**Stated problem:**
Extract all lines from the data beneath that include the word "this".

**Records with drawing code:**
[Start]

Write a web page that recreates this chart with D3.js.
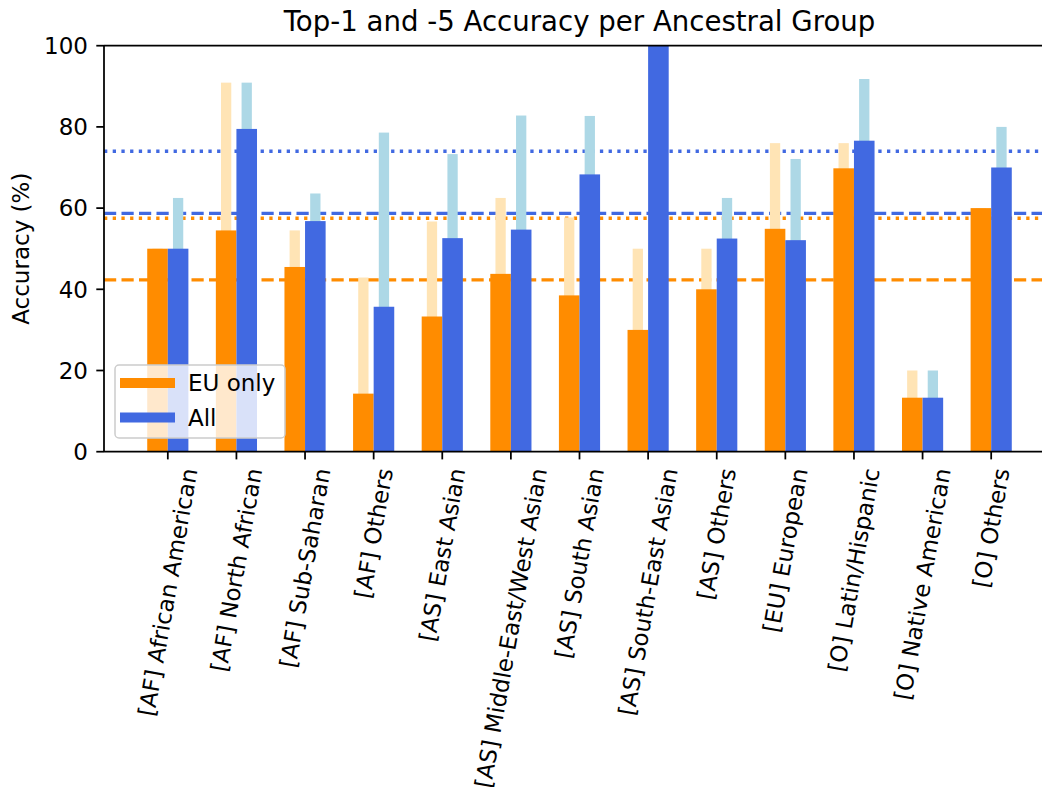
<!DOCTYPE html>
<html>
<head>
<meta charset="utf-8">
<script src="https://cdn.jsdelivr.net/npm/d3@7"></script>
<style>
  body { margin: 0; background: #fff; }
  svg { display: block; font-family: 'DejaVu Sans', sans-serif; }
</style>
</head>
<body>
<svg id="chart" width="1042" height="787"></svg>
<script>
const categories = [
  '[AF] African American', '[AF] North African', '[AF] Sub-Saharan', '[AF] Others',
  '[AS] East Asian', '[AS] Middle-East/West Asian', '[AS] South Asian',
  '[AS] South-East Asian', '[AS] Others', '[EU] European',
  '[O] Latin/Hispanic', '[O] Native American', '[O] Others'
]
const euTop1 = [50, 54.5, 45.5, 14.3, 33.3, 43.8, 38.5, 30, 40, 54.9, 69.8, 13.3, 60]
const euTop5 = [50, 90.9, 54.5, 42.9, 56.7, 62.5, 57.7, 50, 50, 76, 76, 20, 60]
const allTop1 = [50, 79.5, 56.8, 35.7, 52.6, 54.7, 68.3, 100, 52.5, 52.1, 76.6, 13.3, 70]
const allTop5 = [62.5, 90.9, 63.6, 78.6, 73.3, 82.8, 82.7, 100, 62.5, 72.1, 91.8, 20, 80]
// mean lines: top-1 dashed, top-5 dotted
const euMeans = [42.3, 57.5]
const allMeans = [58.7, 74.0]
const yTicks = [0, 20, 40, 60, 80, 100]

const orange = '#ff8c00'
const orangeLight = '#ffe4b5'
const blue = '#4169e1'
const blueLight = '#add8e6'

const plotLeft = 104
const plotRight = 1055
const plotTop = 45.7
const plotBottom = 451.7
const barW = 0.3
const fs = 23

const svg = d3.select('#chart')
const x = d3.scaleLinear().domain([-0.93, 12.93]).range([plotLeft, plotRight])
const y = d3.scaleLinear().domain([0, 100]).range([plotBottom, plotTop])
const idx = categories.map((d, i) => i)

// horizontal means, behind the bars
const lines = svg.append('g')
const meanLine = (v, color, dash) => {
  lines.append('line')
    .attr('x1', plotLeft).attr('x2', plotRight)
    .attr('y1', y(v)).attr('y2', y(v))
    .attr('stroke', color)
    .attr('stroke-width', 3.3)
    .attr('stroke-dasharray', dash)
}
meanLine(euMeans[0], orange, '12.2,5.3')
meanLine(euMeans[1], orange, '3.3,5.4')
meanLine(allMeans[0], blue, '12.2,5.3')
meanLine(allMeans[1], blue, '3.3,5.4')

const bars = (vals, offset, width, color) => {
  svg.append('g').selectAll('rect')
    .data(idx)
    .join('rect')
    .attr('x', i => x(i + offset - width / 2))
    .attr('width', x(width) - x(0))
    .attr('y', i => y(vals[i]))
    .attr('height', i => y(0) - y(vals[i]))
    .attr('fill', color)
}
bars(euTop5, -barW / 2, barW / 2, orangeLight)
bars(allTop5, barW / 2, barW / 2, blueLight)
bars(euTop1, -barW / 2, barW, orange)
bars(allTop1, barW / 2, barW, blue)

// spines
const spine = (x1, y1, x2, y2) => svg.append('line')
  .attr('x1', x1).attr('y1', y1).attr('x2', x2).attr('y2', y2)
  .attr('stroke', '#000').attr('stroke-width', 1.76)
spine(plotLeft, plotTop, plotLeft, plotBottom)
spine(plotLeft, plotBottom, plotRight, plotBottom)
spine(plotLeft, plotTop, plotRight, plotTop)
spine(plotRight, plotTop, plotRight, plotBottom)

// y axis
const yAxis = svg.append('g')
yAxis.selectAll('line')
  .data(yTicks)
  .join('line')
  .attr('x1', plotLeft - 7.7).attr('x2', plotLeft)
  .attr('y1', d => y(d)).attr('y2', d => y(d))
  .attr('stroke', '#000').attr('stroke-width', 1.76)
yAxis.selectAll('text')
  .data(yTicks)
  .join('text')
  .attr('x', plotLeft - 16)
  .attr('y', d => y(d))
  .attr('dy', '0.36em')
  .attr('text-anchor', 'end')
  .attr('font-size', fs)
  .text(d => d)

// x axis, labels rotated 80 degrees and centred on the tick
const xAxis = svg.append('g')
xAxis.selectAll('line')
  .data(idx)
  .join('line')
  .attr('x1', i => x(i)).attr('x2', i => x(i))
  .attr('y1', plotBottom).attr('y2', plotBottom + 7.7)
  .attr('stroke', '#000').attr('stroke-width', 1.76)
const labelTop = plotBottom + 14.5
const h = 27
xAxis.selectAll('text')
  .data(idx)
  .join('text')
  .attr('font-size', fs)
  .attr('text-anchor', 'end')
  .attr('dominant-baseline', 'central')
  .text(i => categories[i])
  .attr('transform', function (i) {
    const L = this.getComputedTextLength()
    const ax = x(i) + 0.087 * L
    const ay = labelTop + 0.087 * h
    return 'translate(' + ax + ',' + ay + ') rotate(-80)'
  })

svg.append('text')
  .attr('transform', 'translate(29,' + ((plotTop + plotBottom) / 2) + ') rotate(-90)')
  .attr('text-anchor', 'middle')
  .attr('font-size', fs)
  .text('Accuracy (%)')

svg.append('text')
  .attr('x', (plotLeft + plotRight) / 2)
  .attr('y', 31)
  .attr('text-anchor', 'middle')
  .attr('font-size', 27.6)
  .text('Top-1 and -5 Accuracy per Ancestral Group')

// legend
const legend = svg.append('g')
legend.append('rect')
  .attr('x', 115).attr('y', 365)
  .attr('width', 170).attr('height', 73)
  .attr('rx', 4)
  .attr('fill', '#fff').attr('fill-opacity', 0.8)
  .attr('stroke', '#cccccc').attr('stroke-width', 1.5)
const entries = [['EU only', orange], ['All', blue]]
entries.forEach((e, k) => {
  const cy = 383 + k * 34.5
  legend.append('rect')
    .attr('x', 120).attr('y', cy - 5)
    .attr('width', 55).attr('height', 10)
    .attr('fill', e[1])
  legend.append('text')
    .attr('x', 188).attr('y', cy)
    .attr('dy', '0.36em')
    .attr('font-size', fs)
    .text(e[0])
})
</script>
</body>
</html>
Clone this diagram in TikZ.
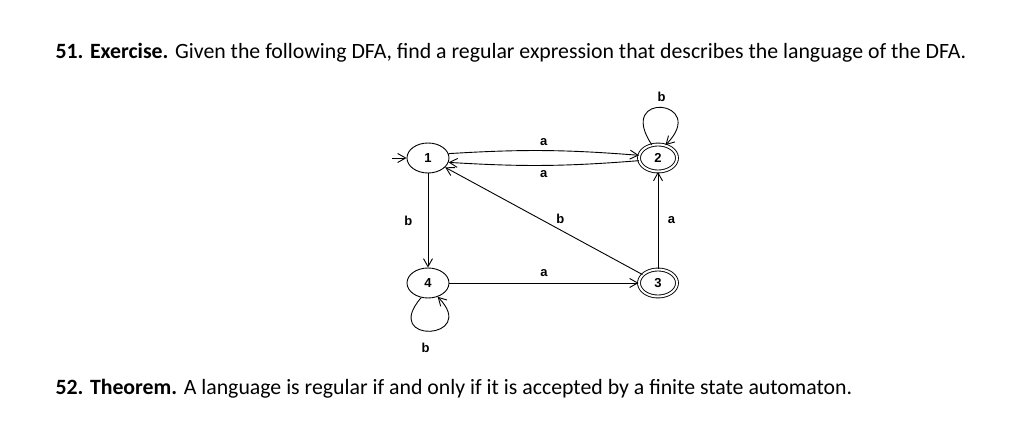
\documentclass[tikz,border=0pt]{standalone}
\usepackage{fontspec}
\setmainfont{Carlito}
\newfontfamily\lab{Liberation Sans}
\usetikzlibrary{arrows.meta,shapes.geometric}
\begin{document}
\begin{tikzpicture}[x=1pt,y=-1pt,
  st/.style={draw,line width=0.9pt,ellipse,minimum width=42pt,minimum height=30pt,inner sep=0pt,font=\lab\bfseries\fontsize{13}{13}\selectfont},
  acc/.style={st,double,double distance=2pt,minimum width=38pt,minimum height=27pt},
  ed/.style={draw,line width=0.9pt,-{Straight Barb[length=8pt,width=9pt]}},
  lb/.style={font=\lab\bfseries\fontsize{13}{13}\selectfont}]
\useasboundingbox (0,0) rectangle (1021,422);
\node[anchor=base west,font=\fontsize{21.8}{24}\selectfont] (t1) at (52,59) {\textbf{51. Exercise.} Given the following DFA, find a regular expression that describes the language of the DFA.};
\node[anchor=base west,font=\fontsize{21.8}{24}\selectfont] (t2) at (52,395) {\textbf{52. Theorem.} A language is regular if and only if it is accepted by a finite state automaton.};
\node[st] (n1) at (428,158) {1};
\node[acc] (n2) at (658,158) {2};
\node[st] (n4) at (428,283) {4};
\node[acc] (n3) at (658,283) {3};
\coordinate (i) at (392,158);
\draw[ed] (i) -- (n1);
\draw[ed] (n1.12) to[bend left=4] node[lb,above=1pt] {a} (n2.172);
\draw[ed] (n2.188) to[bend left=4] node[lb,below=1pt] {a} (n1.-12);
\draw[ed] (n3) -- node[lb,pos=0.45,above right=-1pt] {b} (n1);
\draw[ed] (n1) -- node[lb,left=12pt] {b} (n4);
\draw[ed] (n4) -- node[lb,above=3pt] {a} (n3);
\draw[ed] (n3) -- node[lb,right=6pt] {a} (n2);
\draw[ed] (n2.115) .. controls (615,90) and (710,100) .. node[lb,above=2pt,pos=0.5] {b} (n2.60);
\draw[ed] (n4.-115) .. controls (380,345) and (480,340) .. node[lb,below=8pt,pos=0.45] {b} (n4.-55);
\end{tikzpicture}
\end{document}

[End]

**Exercise answer:**
Write a web page that recreates this chart with D3.js.
    const L = this.getComputedTextLength()
Clone this diagram in TikZ.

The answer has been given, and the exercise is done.